Unfortunately, the pain from the impact of this fall will be felt by more than just Erickson and Neiman; it will be felt by us as the infertility and adoption communities and by us as the surrogacy community. We, too, will have to endure further scrutiny from much of the general public’s already sharp eye (and sharper claws). To an extent, we will all have to suffer from the consequences of their actions. How can I, a former surrogate who believes strongly in surrogacy as a positive family-building option, encourage and reassure prospective IPs and surrogates to trust in the process when highly-respected professionals have convoluted it to serve their own selfish needs? How can we as a community get the respect our issues and concerns deserve when Erickson and Neiman have treated it sodisrespectfully? They hid behind the shiny surface of their established solid reputations to perform disreputable acts. To say they have done us a gross disservice is an understatement; they have underlined and exemplified almost everything that opponents of surrogacy and ART use as weapons against us. Thank you for arming the naysayers with nuclear warheads, Theresa.

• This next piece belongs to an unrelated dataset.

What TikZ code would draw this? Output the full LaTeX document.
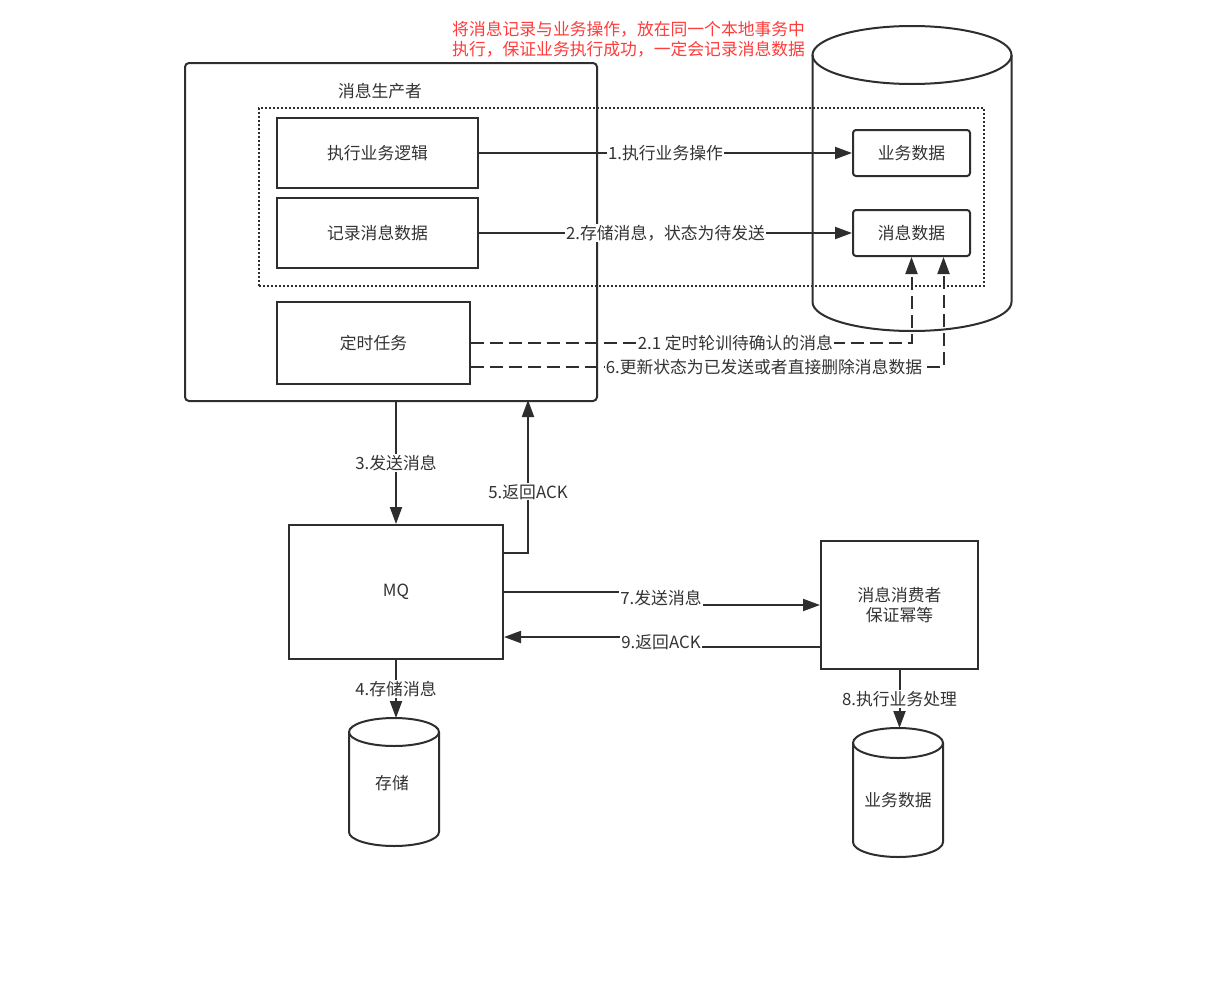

I have the feeling that what has been revealed thus far only scratches the surface a few inches deep. The legal prosecution and criminal investigation may not stretch much further than the October 28th sentencing of Erickson, but the whos, hows, and whys are being picked apart by the public. The surrogacy community is afire with the speculation and accusations that members are now able to freely voice on SMO. Whispered, understated discussions of suspicion also seemed to have been prevalent among Erickson’s colleagues. Everyone is reeling.
“…there was nothing that I could tell from our emails or the radio show that she would play into the very underbelly that people fear from reproductive sciences, setting back public perception on surrogacy yet again.”
Somewhat ironically, today Erickson had this to say for herself on Facebook:
Remember, any story can be spun and manipulated to make a story salacious, yet know from the bottom of my heart that I have done the right things to protect some children from otherwise disastrous outcomes. I have never taken advantage of parents, children, donors or surrogates who otherwise would remain vulnerable to the underbelly of this industry. I live my life by doing the right things for the right reasons and sometimes you just have to do what is right.”